A little bit strange. President Duterte is only a little over halfway in his six -year presidency but his office last Friday launched the “Duterte Legacy” campaign to showcase, in the words of Presidential Communications Operations Office Secretary Martin Andanar, “the honest summaries of successes and sacrifices of public servants in order to achieve our national goal of development.”
Usually, you summarize your accomplishments at the end of your term.
Funny that they have to use the qualifier, “honest” to describe their list which has a digital media version containing numbers like 4.5% unemployment rate lowest since 2006; 16,706 drug-cleared barangays; 2, 799 children involved in illegal drug activities rescued, and many more numbers designed to influence the public to be impressed with Duterte’s performance as president.
We will let fact checkers verify the numbers but at first glance, we immediately spotted a false claim. It claims of “64 airports”as a Duterte legacy. Last year, VERA Files did a fact check of pro-Duterte broadcaster Erwin Tulfo’s claim of airports built or being built by the Duterte administration. According to the Department of Transportation (DOTr), under the government’s Build, Build,Build program, there are now “64 completed and 133 ongoing airport projects, not new airports.”
The DOTr further explained thatP9 trillion Build, Build, Build infrastructure program are various projects from “complex road networks, long-span bridges, flood control and urban water systems, (to) public transport, port, airport, and railway investments,” including those started during previous administrations, some as far as back as the Ramos presidency.
When we speak of legacy, what comes to mind are not material things, jewelry or property but more lasting attributes like reputation.
We often hear principled persons who have been in difficult situation and chose the option that meant losing a job explaining that “I have nothing to give my children but a good name.”
What we have in mind when we talk of presidential legacy is upholding values for future generation. And that’s what makes the Duterte presidency deplorable.
In the 1,296 days of the Duterte presidency, he has shown his aversion to truth. He does not care about accuracy when he blurts out numbers to support his claim.
He spews out lies frequently to the point that we suspect he believes them. Goebbels doctrine of “If you tell a lie big enough and keep repeating it, people will eventually come to believe it” does not only apply to his target audience but also to himself.

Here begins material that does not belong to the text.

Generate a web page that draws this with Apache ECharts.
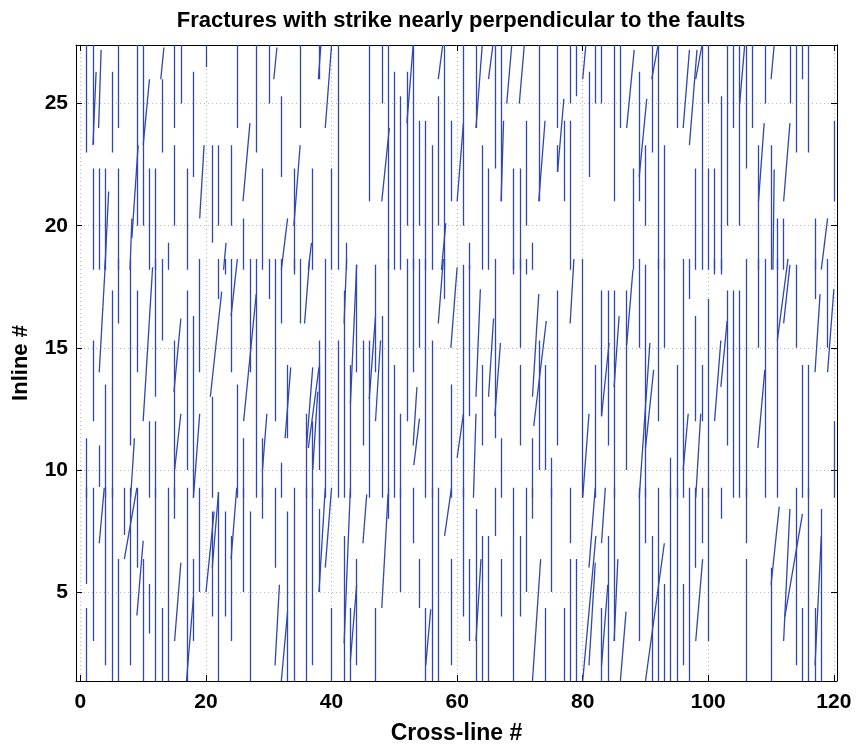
<!DOCTYPE html>
<html><head><meta charset="utf-8">
<script src="https://cdn.jsdelivr.net/npm/echarts@6/dist/echarts.min.js"></script>
<style>html,body{margin:0;padding:0;background:#fff}#c{width:857px;height:750px}</style>
</head><body><div id="c"></div>
<script>
const titleText = 'Fractures with strike nearly perpendicular to the faults';
const xName = 'Cross-line #';
const yName = 'Inline #';
const xTicks = [0, 20, 40, 60, 80, 100, 120];
const yTicks = [5, 10, 15, 20, 25];
const xRange = [-0.7, 120.5];
const yRange = [1.36, 27.4];

// vertical fractures: [cross-line, inline from, inline to]
const verticalSticks = [
 [1,23.0,27.4],[2,23.33,27.4],[2,18.2,22.34],[3,18.2,22.34],[4,18.2,22.34],[5,23,26.3],[6,24,27.4],[6,18.2,22.34],[9,20,27.4],[10,20,27.4],[11,18.2,22.34],[12,18.2,22.34],[13,23,26],[14,18.2,19.3],[15,24,27.4],[15,20,23.3],[16,25,27.4],[17,18.2,22.34],[18,22,26.3],[20,26.5,27.4],[21,19.3,23.3],[22,20,23.3],[24,20,23.3],[25,24,27.4],[26,18.2,20.3],[28,23,27.4],[29,18.2,22.34],[30,25,27.4],[32,22,25.3],[34,18.2,22.34],[35,24,27.4],[37,18.2,22.34],[38,26,27.4],
 [41,18.2,27.4],[40,18.2,22.34],[42.4,18.2,19.3],[46,21,27.4],[48,25,27.4],[49,18.2,27.4],[50,18.2,26.3],[51,18.2,25.3],[52,20,26.3],[53,18.2,27.4],[54,20,24.3],[55,18.2,24.3],[56,18.2,23.3],[57,20,25.3],[58,18.2,27.4],[59,21,24.3],[61,20,27.4],[62,18.2,19.3],[63,24,27.4],[64,18.2,23.3],[65,18.2,22.34],[66,22.34,27.4],[67,21,27.4],[69,18.2,22.34],[70,18.2,22.34],[71,20,24.3],[72,18.2,19.3],[73,21,27.4],[76,22.2,23.3],
 [76,24,27.4],[77,21,24.3],[78,25,27.4],[78,18.2,24.3],[79,25.3,27.4],[81,22,26.3],[82,25,27.4],[83,25,27.4],[85,21,27.4],[86,24,27.4],[88,18.2,22.34],[89,21,26.3],[90,20,23.3],[91,23,27.4],[92,18.2,27.4],[93,18.2,23.3],[95,24,27.4],[98,18.2,22.34],[99,18.2,27.4],[100,25,27.4],[100,18.2,22.34],[101,18.2,22.34],[102,18.2,25.3],[103,20,27.4],[104,24,27.4],[105,20,27.4],[106,22.34,27.4],[107,24,27.4],[108,18.2,23.3],[109,25,27.4],[110,18.2,23.3],[111,18.2,20.3],[112,18.2,20.3],[113,25,27.4],[114,23,27.4],[115,26,27.4],[116,23,27.4],[117,18.2,20.3],[120,21,24.3],
 [1,8.86,11.3],[2,12,15.3],[3,9.3,11],[4,8.86,13.5],[5,8.86,17.35],[6,16,18.64],[8,11,18.64],[9,14,17.35],[11,8.86,12],[12,13,18.64],[12,8.86,12],[13,15.3,18.64],[15,8.86,15.3],[17,10,17.35],[18,8.86,16.3],[19,14,18.64],[21,8.86,13],[22,17,18.64],[23,18,18.64],[24,14,18.64],[25,8.86,13.5],[26,8.86,11.3],[27,14,18.64],[28,8.86,18.64],[29,8.86,11.3],[30,17,18.64],[31,12,18.64],[32,16,18.64],[32,8.86,10.3],[33,11.3,14.3],[34,18,18.64],[35,16,18.64],[37,8.86,12],[38,10,14.3],
 [36,8.86,12.3],[38,11,15.3],[39,8.86,18.64],[41,8.86,15.3],[42,8.86,17.35],[43,8.86,14.3],[44,14,18.4],[45,11,15.3],[46,8.86,15.3],[47,14,18.4],[48,8.86,16.3],[49,8.86,18.64],[50,8.86,14.3],[51,8.86,12.3],[52,12,18.64],[53,14,18.64],[54,15,18.64],[55,8.86,18.64],[56,8.86,15.3],[58,17,18.64],[59,8.86,13.5],[61,8.86,18.4],[62,12.2,18.4],[64,11,14.3],[66,11.3,18.64],[67,8.86,11.3],[69,18,18.64],[70,11,14.3],[70,15,18.64],[71,18,18.64],[72,8.86,11.3],[73,10,15.3],[74,10,14.3],[75,8.86,10.5],
 [76,11,17.35],[80,8.86,18.64],[82,8.86,14.3],[83,12.2,17.35],[84,11,17.35],[85,8.86,17.35],[87,10,17.35],[89,15,18.64],[90,8.86,18.4],[92,12,18.64],[93,15,18.64],[94,8.86,10.5],[95,8.86,14.3],[96,8.86,18.64],[97,17,18.64],[98,12,16.3],[99,12,14.3],[100,8.86,17],[101,18,18.64],[102,18,18.64],[103,11,17.35],[104,8.86,17.35],[105,8.86,17.35],[106,8.86,18.64],[108,15,18.64],[109,8.86,18.64],[111,8.86,18.64],[114,15,18.4],[115,8.86,14.3],[116,8.86,14.3],[117,17,18.64],[119,15,18.64],[120,8.86,12],
 [1,5.33,9.27],[1,1.36,4.35],[2,3,9.27],[4,2,9.27],[5,1.36,9.27],[6,1.36,6.35],[7,7.34,9.27],[8,2,9.27],[9,6,9.27],[10,1.36,6.35],[11,3.3,5.33],[12,1.36,9.27],[13,1.36,4.35],[14,1.36,9.27],[15,8,9.27],[17,1.36,9.27],[18,3,6.35],[19,5,9.27],[21,4,8.3],[22,1.36,9.1],[23,4,8.3],[24,3,7.3],[26,5,9.27],[27,1.36,8.3],[29,8,9.27],[31,6,9.27],[33,1.36,8.3],[34,1.36,9.27],[36,1.36,9.27],
 [37,2,9.27],[38,5,8.4],[40,1.36,4.35],[42,1.36,7.3],[43,1.36,4.35],[44,2,6.35],[47,1.36,4.35],[49,8,9.27],[51,5,9.27],[53,7,9.27],[54,4.35,6.35],[55,1.36,4.35],[56,1.36,9.27],[57,1.36,9.27],[59,2,6.35],[61,4,9.27],[62,3,6.35],[63,1.36,8.4],[64,1.36,7.3],[65,1.36,7.3],[66,7.3,9.27],[67,4,6.35],[69,1.36,9.27],[70,4,7.3],[71,5,9.27],[72,8,9.27],[74,1.36,4.35],[75,5,9.27],
 [77,1.36,4.35],[78,7,9.27],[78,1.36,6.35],[79,1.36,6.35],[83,1.36,4.35],[84,1.36,7.3],[85,3,9.27],[89,3,9.27],[90,7,9.27],[91,1.36,7.3],[92,1.36,9.27],[93,1.36,5.33],[94,1.36,9.27],[95,1.36,9.27],[96,2,5.33],[97,1.36,9.27],[98,6,9.27],[99,7,9.27],[100,3,9.27],[102,8,9.27],[106,1.36,6.35],[106,7,9.27],[110,1.36,6],[114,2,9.27],[115,1.36,4.35],[116,1.36,9.27],[117,1.36,4.35],[118,1.36,8.4]
];

// oblique fractures: [cross-line low end, inline low end, cross-line high end, inline high end]
const tiltedSticks = [
 [2,23.3,2.5,26.3],[2.9,24,3.3,27.2],[3.9,18.2,4.5,21.4],[7.9,18.2,8.2,20.3],[8.2,19.5,9.2,23.3],[10,23.3,11,26],[12.8,26,13.3,27.3],[19,20.3,19.7,23.3],[22.8,18.2,23.2,19.3],[25.9,21,27,24.2],[30.8,26,31.3,27.3],[32,18.2,33,20.3],[34,20,35,23.3],[36.3,18.2,36.8,19.3],[37.9,26,38.3,27.4],[39,24,40,27.4],[48,21,49.2,24],[52,24.2,53,27.4],[57,26,57.7,27.4],[57.5,18.2,58.2,20.1],[60,21,61,24.2],[63,24,64,27.4],[65,26,65.7,27.4],[67,21,67.4,24.3],[67.9,25,68.7,27.4],[69.9,25,70.7,27.4],[73,21,74,24.3],[76,22.2,77,25.2],[80,26,80.5,27.4],[87,24,88.2,27.2],[89,22,90.2,25.2],[91,26,92,27.4],[96,24,97,27.2],[97,23.3,98.2,27.2],[98,26,99,27.4],[105,25,105.8,27.4],[108,21,108.9,24.2],[110,26,110.5,27.4],[110.3,18.2,110.5,22.3],[112,21,113,24.2],[118,18.2,119,20.3],
 [3,14,4,18.6],[8,8.86,8.6,11.3],[10,12,11.5,18.3],[14.9,13.2,16,16.2],[15,10,16,12.3],[18,8.86,19,12.3],[20.7,13,22.5,17.3],[24,16.3,25,18.64],[26,12,28,17.2],[29,10,29.7,12.3],[32.6,11.3,33.5,14.2],[35.7,16,36.5,18.64],[36.3,10.9,38,14.2],[36,10.9,37,14.2],[37,10,37.8,13.2],[42,16,42.4,18.64],[43,12.7,44,18.4],[46,12.9,47,16.3],[47,12,47.8,15.3],[53,11,53.6,13.4],[53.1,10.2,54,12.1],[57,16,57.8,18.64],[59,15,60,18.3],[60,10.5,61,12.3],[63,13,63.7,17.4],[62.6,8.86,63,12.3],[65,13,65.8,16.2],[66,12.2,66.9,15.2],[72,13,73,17.2],[72.2,11.8,74.2,16.1],[78,16,78.6,18.64],[80,8.86,81,12.3],[83,12.2,84.2,15.2],[85,13.4,85.8,16.3],[87,15.1,88,18.2],[89,8.86,90.7,15.2],[90,10.9,91.3,14.1],[96,10,96.8,12.3],[98,8.86,98.8,12.3],[101,12,102,15.3],[102,13.4,103,16.1],[107.9,10.9,109,14.1],[111,15.3,112.7,18.64],[112,16,113,18.4],[117,14,117.8,17.2],[119,14,120,17.4],
 [3,7,3.8,9.27],[7,6.35,9,9.27],[9,4.04,10,7.1],[15,3,16,6.2],[16.9,1.36,18,4.8],[20,5,21.3,8.3],[21,6,22,9.1],[24,6.35,24.9,9.27],[31,2,31.7,5.3],[32,1.36,33,4.2],[38,5,39,9.27],[39,6,40,9.27],[43,2.2,44,5.3],[42,2.9,43,9.27],[45,7,45.6,9],[48,4.35,49,9],[55,2,55.8,4.3],[58,7.3,59.1,9.27],[63,3,63.8,6.35],[72,1.36,73.3,6.35],[80,1.36,82.1,7.3],[81,2,82,6.2],[81,6,82,9.27],[83,2,84,5.3],[83,7,83.6,9.27],[85,3,85.6,6.35],[86,1.36,86.9,4.2],[90,1.36,93,7.0],[98,3,99.1,6.35],[110,5.3,111.3,8.5],[112,3,113,8.4],[112.2,4,115,8.2],[117,2,118,7.3]
];

const segs = verticalSticks.map(s => ({coords: [[s[0], s[1]], [s[0], s[2]]]}))
  .concat(tiltedSticks.map(s => ({coords: [[s[0], s[1]], [s[2], s[3]]]})));

const FONT = 'Liberation Sans, Arial, Helvetica, sans-serif';
const gridLine = {show: true, lineStyle: {color: '#b8b8b8', type: [1, 3], width: 1}};
const tickStyle = {show: true, inside: true, length: 6, lineStyle: {color: '#000', width: 1}};
const lineStyleAxis = {show: true, onZero: false, lineStyle: {color: '#000', width: 1}};

const chart = echarts.init(document.getElementById('c'), null, {renderer: 'canvas'});
chart.setOption({
  backgroundColor: '#fff',
  animation: false,
  title: {text: titleText, left: 456, top: 5, textAlign: 'center',
    textStyle: {fontFamily: FONT, fontWeight: 'bold', fontSize: 22, color: '#000'}},
  grid: {left: 76, right: 20, top: 45, bottom: 66},
  xAxis: [
    {type: 'value', position: 'bottom', min: xRange[0], max: xRange[1],
     name: xName, nameLocation: 'middle', nameGap: 41,
     nameTextStyle: {fontFamily: FONT, fontWeight: 'bold', fontSize: 23, color: '#000'},
     axisLine: lineStyleAxis,
     axisTick: Object.assign({customValues: xTicks}, tickStyle),
     axisLabel: {customValues: xTicks, fontFamily: FONT, fontWeight: 'bold', fontSize: 21, color: '#000', margin: 11},
     splitLine: gridLine},
    {type: 'value', position: 'top', min: xRange[0], max: xRange[1],
     axisLine: lineStyleAxis,
     axisTick: Object.assign({customValues: xTicks}, tickStyle),
     axisLabel: {show: false}, splitLine: {show: false}}
  ],
  yAxis: [
    {type: 'value', position: 'left', min: yRange[0], max: yRange[1],
     name: yName, nameLocation: 'middle', nameGap: 44,
     nameTextStyle: {fontFamily: FONT, fontWeight: 'bold', fontSize: 22, color: '#000'},
     axisLine: lineStyleAxis,
     axisTick: Object.assign({customValues: yTicks}, tickStyle),
     axisLabel: {customValues: yTicks, fontFamily: FONT, fontWeight: 'bold', fontSize: 21, color: '#000', margin: 8},
     splitLine: gridLine},
    {type: 'value', position: 'right', min: yRange[0], max: yRange[1],
     axisLine: lineStyleAxis,
     axisTick: Object.assign({customValues: yTicks}, tickStyle),
     axisLabel: {show: false}, splitLine: {show: false}}
  ],
  series: [{
    type: 'lines', coordinateSystem: 'cartesian2d', xAxisIndex: 0, yAxisIndex: 0,
    polyline: false, clip: true, silent: true,
    lineStyle: {color: '#3047ad', width: 1.3, opacity: 1, curveness: 0},
    data: segs
  }]
});
</script>
</body></html>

Duterte’s disrespect for the truth is actually a disrespect for his audience- the Filipino people. He thinks so low of the Filipino people, presuming that we are stupid and will swallow hook, line, and sinker anything that he says.

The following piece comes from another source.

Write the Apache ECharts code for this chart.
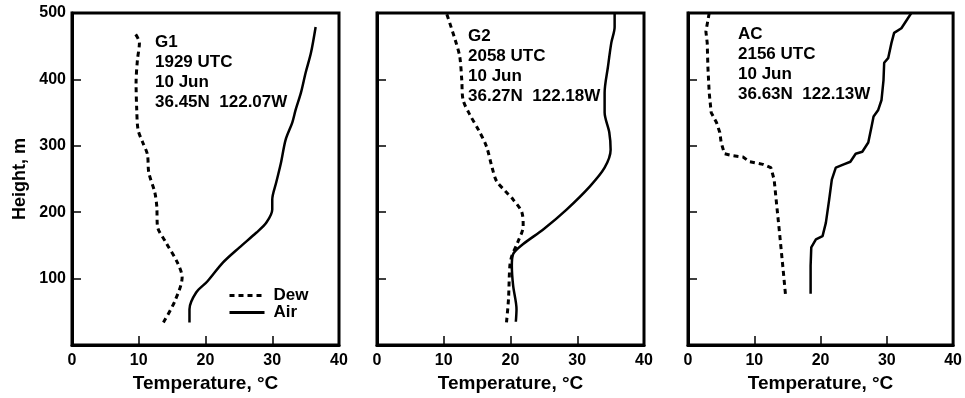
<!DOCTYPE html>
<html>
<head>
<meta charset="utf-8">
<script src="https://cdn.jsdelivr.net/npm/echarts@6/dist/echarts.min.js"></script>
<style>
  html, body { margin: 0; padding: 0; background: #fff; }
  #chart { width: 965px; height: 398px; }
</style>
</head>
<body>
<div id="chart"></div>
<script>
// [temperature °C, height m]
const g1Dew = [[13.7, 34], [15.4, 66], [16.5, 102], [15.8, 124], [14.1, 154], [12.8, 179], [12.7, 209],
  [12.4, 230], [11.5, 260], [11.3, 287], [10.6, 305], [9.9, 324], [9.7, 354], [9.6, 395], [9.8, 429],
  [10.1, 455], [9.4, 470]];
const g1Air = [[17.6, 34], [17.6, 54], [18.6, 79], [20.3, 96], [22.6, 124], [25.1, 147], [27.6, 169],
  [29.1, 184], [30.0, 204], [30.0, 219], [30.6, 245], [31.3, 274], [32.0, 309], [33.0, 335], [33.5, 354],
  [34.3, 380], [35.0, 410], [35.8, 440], [36.5, 479]];
const g2Dew = [[19.4, 34], [19.7, 69], [19.9, 119], [20.2, 134], [21.1, 155], [21.9, 179], [21.7, 200],
  [20.4, 219], [19.2, 232], [17.9, 247], [17.2, 269], [16.4, 299], [15.2, 324], [13.9, 347], [12.9, 369],
  [12.7, 399], [12.4, 434], [11.7, 460], [10.4, 500]];
const g2Air = [[20.8, 35], [20.9, 54], [20.4, 89], [20.2, 119], [20.4, 137], [21.9, 152], [24.9, 174],
  [28.4, 204], [31.9, 239], [34.1, 267], [35.0, 294], [34.8, 320], [34.1, 350], [34.1, 380], [34.6, 419],
  [35.1, 455], [35.6, 479], [35.6, 500]];
const acDew = [[14.7, 77], [14.3, 119], [13.8, 170], [13.3, 219], [13.0, 249], [12.5, 267], [11.3, 272],
  [9.3, 276], [8.3, 283], [6.8, 285], [5.5, 288], [5.0, 305], [4.8, 320], [4.3, 335], [3.5, 350],
  [3.2, 380], [3.0, 419], [2.9, 455], [2.7, 472], [3.2, 500]];
const acAir = [[18.5, 77], [18.5, 119], [18.6, 147], [19.3, 159], [20.3, 164], [20.8, 184], [21.3, 219],
  [21.7, 249], [22.3, 267], [23.5, 272], [24.5, 276], [25.3, 288], [26.3, 291], [27.2, 305], [27.7, 329],
  [28.0, 344], [28.7, 354], [29.2, 369], [29.5, 399], [29.6, 425], [30.2, 432], [30.7, 455], [31.1, 470],
  [32.2, 477], [33.7, 500]];

const panelNotes = [
  'G1\n1929 UTC\n10 Jun\n36.45N  122.07W',
  'G2\n2058 UTC\n10 Jun\n36.27N  122.18W',
  'AC\n2156 UTC\n10 Jun\n36.63N  122.13W'
];

const FONT = '"Liberation Sans", Arial, Helvetica, sans-serif';
const gridLefts = [72, 377, 688];
const noteBoxes = [[155, 32], [468, 26], [738, 24]];

const chart = echarts.init(document.getElementById('chart'), null, { renderer: 'canvas' });

const grids = gridLefts.map((left) => ({
  left: left,
  top: 13,
  width: 267,
  height: 333,
  show: true,
  borderColor: '#000',
  borderWidth: 3,
  backgroundColor: 'transparent',
}));

const xAxes = gridLefts.map((_, i) => ({
  type: 'value',
  gridIndex: i,
  min: 0,
  max: 40,
  interval: 10,
  name: 'Temperature, °C',
  nameLocation: 'middle',
  nameGap: 29,
  nameMoveOverlap: false,
  nameTextStyle: { color: '#000', fontFamily: FONT, fontWeight: 'bold', fontSize: 19 },
  axisLine: { show: true, lineStyle: { color: '#000', width: 3 } },
  axisTick: { show: true, inside: true, length: 9, lineStyle: { color: '#000', width: 1.5 } },
  axisLabel: { color: '#000', fontFamily: FONT, fontWeight: 'bold', fontSize: 16, margin: 8 },
  splitLine: { show: false },
}));

const yAxes = gridLefts.map((_, i) => ({
  type: 'value',
  gridIndex: i,
  min: 0,
  max: 500,
  interval: 100,
  name: i === 0 ? 'Height, m' : '',
  nameLocation: 'middle',
  nameGap: 43,
  nameMoveOverlap: false,
  nameTextStyle: { color: '#000', fontFamily: FONT, fontWeight: 'bold', fontSize: 18 },
  axisLine: { show: true, lineStyle: { color: '#000', width: 3 } },
  axisTick: { show: true, inside: true, length: 9, lineStyle: { color: '#000', width: 1.5 } },
  axisLabel: {
    show: i === 0,
    showMinLabel: false,
    color: '#000', fontFamily: FONT, fontWeight: 'bold', fontSize: 16, margin: 6,
  },
  splitLine: { show: false },
}));

function dewSeries(data, idx) {
  return {
    name: 'Dew',
    type: 'line',
    xAxisIndex: idx,
    yAxisIndex: idx,
    data: data,
    symbol: 'none',
    smooth: idx === 2 ? false : 0.3,
    clip: true,
    lineStyle: { color: '#000', width: 3, type: [5, 4] },
    itemStyle: { color: '#000' },
  };
}

function airSeries(data, idx) {
  return {
    name: 'Air',
    type: 'line',
    xAxisIndex: idx,
    yAxisIndex: idx,
    data: data,
    symbol: 'none',
    smooth: idx === 2 ? false : 0.3,
    clip: true,
    lineStyle: { color: '#000', width: 2.5, type: 'solid' },
    itemStyle: { color: '#000' },
  };
}

const option = {
  backgroundColor: '#fff',
  animation: false,
  grid: grids,
  xAxis: xAxes,
  yAxis: yAxes,
  legend: {
    data: ['Dew', 'Air'],
    orient: 'vertical',
    left: 223,
    top: 282,
    itemWidth: 35,
    itemHeight: 14,
    itemGap: 0,
    selectedMode: false,
    // hide the marker symbol, keep only the line sample
    itemStyle: { color: 'rgba(0,0,0,0)', borderColor: 'rgba(0,0,0,0)', borderWidth: 0 },
    lineStyle: { color: '#000', width: 3 },
    textStyle: { color: '#000', fontFamily: FONT, fontWeight: 'bold', fontSize: 17, padding: [0, 0, 0, 4] },
  },
  graphic: panelNotes.map((txt, i) => ({
    type: 'text',
    left: noteBoxes[i][0],
    top: noteBoxes[i][1],
    style: {
      text: txt,
      fill: '#000',
      fontFamily: FONT,
      fontWeight: 'bold',
      fontSize: 17,
      lineHeight: 20,
    },
  })),
  series: [
    dewSeries(g1Dew, 0), airSeries(g1Air, 0),
    dewSeries(g2Dew, 1), airSeries(g2Air, 1),
    dewSeries(acDew, 2), airSeries(acAir, 2),
  ],
};

chart.setOption(option);
</script>
</body>
</html>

One day he says there are three million drug addicts in the country. The next day, he revises it to four million. Later on, he bloats the number to eight million to justify his brutal war against illegal drugs that has killed more than 20,000 people. Woe to any official who comes out with data that contradicts his numbers.
Remember the time he showed on TV the manufactured documents of alleged overseas bank accounts of former Sen. Antonio Trillanes IV? He even admitted with relish when his allegations were denied by the banks, that, yes, he “invented” the information.
Only a scornful person would to that to the people who has put him in power.
Taking their cue from their master, Duterte’s minions are propagating more lies. That’s Duterte’s legacy.